The mills were originally built by Sir Francis Drake and were driven by water from his leat supplying Plymouth with fresh water from Dartmoor.
They were apparently owned in 1751 by Mr Peter Maddock Docton and let to Mr Robert Harris. In 1771 they were in the ownership of a Christiana Gennys and Elizabeth May Docton and tenanted by Elizabeth Harris. By 1780 they had passed to a Mrs Harris (Elizabeth perchance?), who let them to Mr John Warn. Elizabeth and John Harris then let the mills to Mr William Sumpter in 1803 but by 1810 they were back in the hands of Mr Edmond Gennys, who let them to Mr William Chowne. He then let them to Mr Francis Fincher from 1802 to 1809 and Mr John Bartlett from 1812 until 1819, after which that ubiquitous Plymouth and Tavistock business-man, Mr Thomas Gill, ran them until 1823.
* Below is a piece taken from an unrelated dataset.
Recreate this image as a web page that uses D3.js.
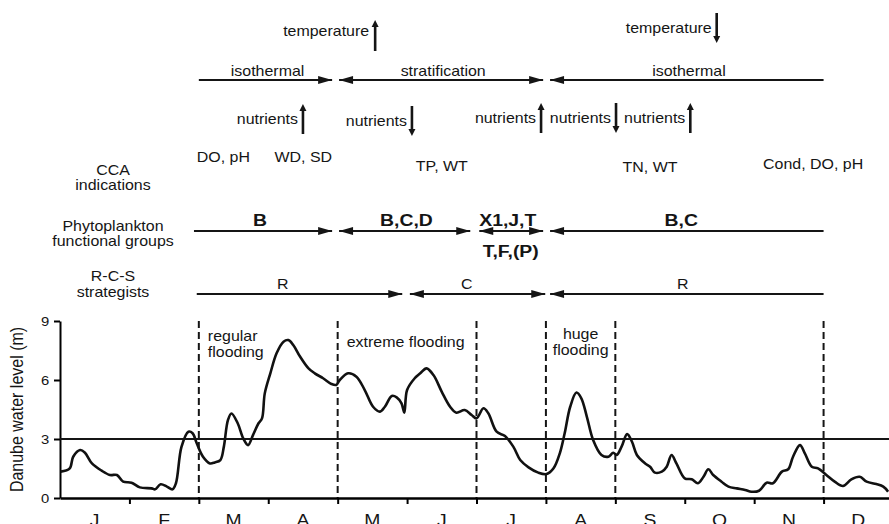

Apparently there were three mills here when, in 1827, Mr Edward Genys let them to Mr John Bartlett the elder for £350. However, when they were passed to John's grandson, Mr Samuel Bartlett French, in 1841, the property was described as 'a water grist mill, millhouse, dwelling house, storehouse, stable, piggery, outhouses, gardens and orchard'.
The entry in the 1851 census has been incorrectly transcribed as "Wisley Mills" but the miller at Widey Mills was, indeed, the Mr John Bartlett that is listed. He lived with his wife, Grace, and their two daughters, Grace Honor and Joanna, an unmarried 31-years-old assistant by the name of Mr Thomas Bistin and a female servant.